On 12.01.2020 03:12, Linas Vepstas wrote:
> To answer my own question, it appears doable with a very simply macro, then:
> 
> (define (bar x)
>    (format #t "Called bar with ~A\n" x)
>    (+ x 1))
> 
> (define (memoize FUNC)
> "
>   memoize a function FUNC which takes a single int as argument
> "
>    (define cache (make-hash-table))
>    (define (int-hash INT SZ) (modulo INT SZ))
>    (define (int-assoc INT ILIST)
>       (find (lambda (pr) (equal? INT (car pr))) ILIST))
> 
>    (lambda (ITEM)
>       (define val (hashx-ref int-hash int-assoc cache ITEM))
>       (if val val
>          (let ((fv (FUNC ITEM)))
>             (hashx-set! int-hash int-assoc cache ITEM fv)
>             fv)))
> )
> 
> (define bar-memo (memoize bar))
> 
> (define-syntax foo
>    (syntax-rules ()
>       ((foo exp)
>          (if (symbol? (quote exp))
>             (begin (display "its a symb\n") (bar exp))
>             (begin (display "no its not\n") (bar-memo exp))))))

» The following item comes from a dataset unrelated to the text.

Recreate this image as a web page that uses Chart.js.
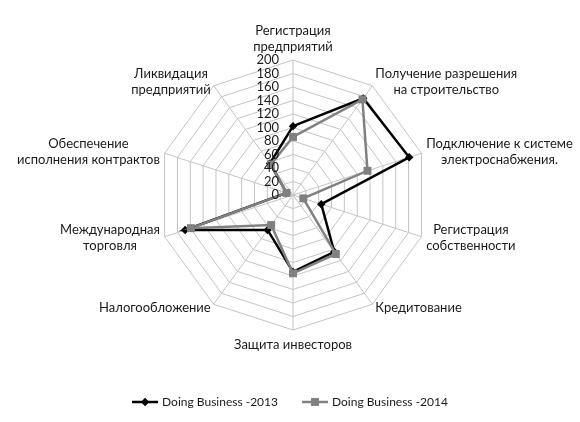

Using (quote exp) in the macro output to determine if the input was a
symbol is... smart I guess!  There's a problem in your approach though:
the memoization and the lookup of the memoized value will happen at
run-time, because your macro is merely emitting code that calls the
function with the memoization cache.

This also means, of course, that checking whether the argument was a
symbol is useless.

In your (lambda (ITEM) ...) definition, insert some (display ...) lines
to print "was already memoized" or "will now be memoized" and you will
see what I mean.  Here's how calls to the function might then look:

  scheme> (define x 66)
  scheme> (bar-memo x)
  will now be memoized
  $1 = 67
  scheme> (bar-memo x)
  was already memoized
  $2 = 67
  scheme> (set! x 42)
  scheme> (bar-memo x)
  will now be memoized
  $3 = 43
  scheme> (bar-memo x)
  was already memoized
  $4 = 43

It's important to understand that Scheme uses "pass-by-value" semantics
in procedure calls.  That means that a procedure doesn't know how the
values it receives were computed -- whether they were constants, or
variable references, or the result of another function call.

Consider:

    (foo 42)

    (let ((x 42))
      (foo x))

    (foo (+ 21 21))

In all three cases, foo receives the same value, 42, and doesn't know
how it arrived.

I'm not sure if memoization is really what you want, since it's a
run-time caching mechanism.

It might be possible to create a sort of "compile-time memoization" but
it would be quite complicated.  For each constant value the macro
receives, it would emit a global variable definition that will be bound
to the call to the actual function at run-time, and then each call with
the same constant would emit a reference to that variable.

So the following:

    (display (f-memo 42))
    (display (f-memo 66))
    (display (f-memo 42))
    (display (f-memo 66))

would magically emit code like:

    (define _x1 (f 42))
    (define _x2 (f 66))
    (display _x1)
    (display _x2)
    (display _x1)
    (display _x2)

But I'm not sure how I'd write that hypothetical f-memo macro.  You
can't really make a macro-call deep within some code emit a top-level
variable definition.  All I can imagine are some pretty dirty methods
that probably aren't worth the complexity.